Dataset section:
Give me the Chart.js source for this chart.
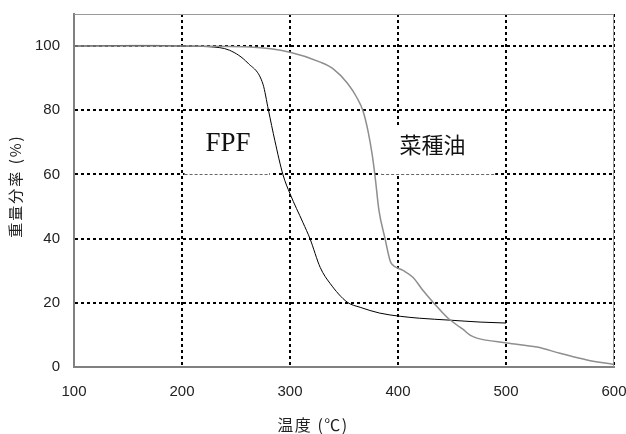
<!DOCTYPE html>
<html>
<head>
<meta charset="utf-8">
<script src="https://cdn.jsdelivr.net/npm/chart.js@4"></script>
<style>
  html, body { margin: 0; padding: 0; background: #fff; }
  #wrap { width: 626px; height: 434px; }
</style>
</head>
<body>
<div id="wrap"><canvas id="tgChart" width="626" height="434"></canvas></div>
<script>
// Courbes thermogravimétriques
const fpfTemp = [100, 152, 177, 201, 225, 244, 261, 275, 280, 286, 293.5, 300, 312, 318.5, 328, 337, 353, 365, 383, 402, 420, 448, 476, 500];
const fpfWeight = [100, 100.2, 100.2, 100, 99.8, 98.7, 94.7, 88.1, 80.1, 70.5, 59.9, 54, 45, 40, 31, 26.1, 20.2, 18.6, 16.8, 15.8, 15.2, 14.6, 14, 13.7];

const oilTemp = [100, 201, 263, 300, 328, 340, 353, 362, 367.6, 372.2, 376, 378.7, 382.4, 388, 392.6, 394.4, 404.6, 414, 423, 432.4, 445.4, 457.4, 460, 466.7, 473, 501, 528.7, 550, 575, 600];
const oilWeight = [100, 100, 99.7, 98.1, 95, 92.9, 88.5, 83.9, 79.8, 73.6, 66.4, 59.6, 48.7, 40, 33.2, 32, 30.1, 27.9, 23.9, 20.2, 15.5, 12.4, 11.8, 9.9, 9, 7.5, 6.2, 4.3, 2.2, 0.8];

const xTicks = [100, 200, 300, 400, 500, 600];
const yTicks = [0, 20, 40, 60, 80, 100];

const seriesNames = ['FPF', '菜種油'];
const xTitle = '温度 (℃)';
const yTitle = '重量分率 (%)';

function toPoints(xs, ys) {
    return xs.map((x, i) => ({ x: x, y: ys[i] }));
}

// Étiquettes posées dans le graphique (coordonnées en unités de données)
const labelBoxes = [
    { text: seriesNames[0], x: 242.5, y: 69.5, x0: 201, x1: 281, y0: 60, y1: 79.5, font: '27px "Liberation Serif", "Times New Roman", serif' },
    { text: seriesNames[1], x: 432, y: 69.3, x0: 383, x1: 490, y0: 60, y1: 75, font: '22px "Noto Sans CJK JP", sans-serif' }
];

const labelPlugin = {
    id: 'labelPlugin',
    beforeDatasetsDraw(chart) {
        const ctx = chart.ctx;
        const xs = chart.scales.x;
        const ys = chart.scales.y;
        const area = chart.chartArea;
        ctx.save();
        // cadre haut et droit
        ctx.strokeStyle = '#9a9a9a';
        ctx.lineWidth = 1;
        ctx.beginPath();
        ctx.moveTo(area.left, area.top + 0.5);
        ctx.lineTo(area.right, area.top + 0.5);
        ctx.moveTo(area.right - 0.5, area.top);
        ctx.lineTo(area.right - 0.5, area.bottom);
        ctx.stroke();

        labelBoxes.forEach(b => {
            const l = xs.getPixelForValue(b.x0);
            const r = xs.getPixelForValue(b.x1);
            const t = ys.getPixelForValue(b.y1);
            const bt = ys.getPixelForValue(b.y0);
            ctx.fillStyle = '#fff';
            ctx.fillRect(l + 1.5, t, r - l - 1.5, bt - t + 1.5);
            ctx.strokeStyle = '#666';
            ctx.lineWidth = 1;
            ctx.setLineDash([3, 2]);
            ctx.beginPath();
            ctx.moveTo(l + 1.5, Math.round(bt) + 0.5);
            ctx.lineTo(r, Math.round(bt) + 0.5);
            ctx.stroke();
            ctx.setLineDash([]);
            ctx.fillStyle = '#111';
            ctx.font = b.font;
            ctx.textAlign = 'center';
            ctx.textBaseline = 'middle';
            ctx.fillText(b.text, xs.getPixelForValue(b.x), ys.getPixelForValue(b.y));
        });
        ctx.restore();
    },
    // titres des axes (espacement des lettres comme sur l'original)
    afterDraw(chart) {
        const ctx = chart.ctx;
        ctx.save();
        ctx.fillStyle = '#222';
        ctx.textAlign = 'center';
        ctx.textBaseline = 'middle';
        ctx.font = '16px "Noto Sans CJK JP", sans-serif';
        ctx.letterSpacing = '1.5px';
        ctx.fillText(xTitle, 313, 425);
        ctx.font = '15px "Noto Sans CJK JP", sans-serif';
        ctx.letterSpacing = '2px';
        ctx.translate(15, 186);
        ctx.rotate(-Math.PI / 2);
        ctx.fillText(yTitle, 0, 0);
        ctx.restore();
    }
};

const gridDash = [3, 3];

new Chart(document.getElementById('tgChart').getContext('2d'), {
    type: 'line',
    data: {
        datasets: [
            {
                label: seriesNames[1],
                data: toPoints(oilTemp, oilWeight),
                borderColor: '#8e8e8e',
                borderWidth: 1.5,
                pointRadius: 0,
                fill: false,
                cubicInterpolationMode: 'monotone'
            },
            {
                label: seriesNames[0],
                data: toPoints(fpfTemp, fpfWeight),
                borderColor: '#000',
                borderWidth: 1,
                pointRadius: 0,
                fill: false,
                cubicInterpolationMode: 'monotone'
            }
        ]
    },
    options: {
        responsive: false,
        animation: false,
        layout: { padding: { top: 14, right: 12, left: 0, bottom: 0 } },
        plugins: {
            legend: { display: false },
            tooltip: { enabled: false }
        },
        scales: {
            x: {
                type: 'linear',
                min: 100,
                max: 600,
                afterBuildTicks: s => { s.ticks = xTicks.map(v => ({ value: v })); },
                afterFit: s => { s.height = 67; s.paddingLeft = 0; s.paddingRight = 0; },
                ticks: {
                    padding: 16,
                    color: '#222',
                    font: { family: '"Liberation Sans", Arial, sans-serif', size: 15 },
                    maxRotation: 0
                },
                grid: {
                    drawTicks: false,
                    lineWidth: 2,
                    color: c => (c.tick && c.tick.value === 100 ? 'rgba(0,0,0,0)' : '#000')
                },
                border: { display: true, color: '#808080', width: 2, dash: gridDash },
                title: { display: false }
            },
            y: {
                type: 'linear',
                min: 0,
                max: 110,
                afterBuildTicks: s => { s.ticks = yTicks.map(v => ({ value: v })); },
                afterFit: s => { s.width = 74; s.paddingTop = 0; s.paddingBottom = 0; },
                ticks: {
                    padding: 14,
                    color: '#222',
                    font: { family: '"Liberation Sans", Arial, sans-serif', size: 15 }
                },
                grid: {
                    drawTicks: false,
                    lineWidth: 2,
                    color: c => (c.tick && c.tick.value === 0 ? 'rgba(0,0,0,0)' : '#000')
                },
                border: { display: true, color: '#808080', width: 2, dash: gridDash },
                title: { display: false }
            }
        }
    },
    plugins: [labelPlugin]
});
</script>
</body>
</html>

Set task:
Exactly as written, please give again the lines from the beginning of the listing through the line containing "const yTicks = [0, 20, 40, 60, 80, 100];", inclusive, without any pictures.

Task response:
Give me the Chart.js source for this chart.
<!DOCTYPE html>
<html>
<head>
<meta charset="utf-8">
<script src="https://cdn.jsdelivr.net/npm/chart.js@4"></script>
<style>
  html, body { margin: 0; padding: 0; background: #fff; }
  #wrap { width: 626px; height: 434px; }
</style>
</head>
<body>
<div id="wrap"><canvas id="tgChart" width="626" height="434"></canvas></div>
<script>
// Courbes thermogravimétriques
const fpfTemp = [100, 152, 177, 201, 225, 244, 261, 275, 280, 286, 293.5, 300, 312, 318.5, 328, 337, 353, 365, 383, 402, 420, 448, 476, 500];
const fpfWeight = [100, 100.2, 100.2, 100, 99.8, 98.7, 94.7, 88.1, 80.1, 70.5, 59.9, 54, 45, 40, 31, 26.1, 20.2, 18.6, 16.8, 15.8, 15.2, 14.6, 14, 13.7];

const oilTemp = [100, 201, 263, 300, 328, 340, 353, 362, 367.6, 372.2, 376, 378.7, 382.4, 388, 392.6, 394.4, 404.6, 414, 423, 432.4, 445.4, 457.4, 460, 466.7, 473, 501, 528.7, 550, 575, 600];
const oilWeight = [100, 100, 99.7, 98.1, 95, 92.9, 88.5, 83.9, 79.8, 73.6, 66.4, 59.6, 48.7, 40, 33.2, 32, 30.1, 27.9, 23.9, 20.2, 15.5, 12.4, 11.8, 9.9, 9, 7.5, 6.2, 4.3, 2.2, 0.8];

const xTicks = [100, 200, 300, 400, 500, 600];
const yTicks = [0, 20, 40, 60, 80, 100];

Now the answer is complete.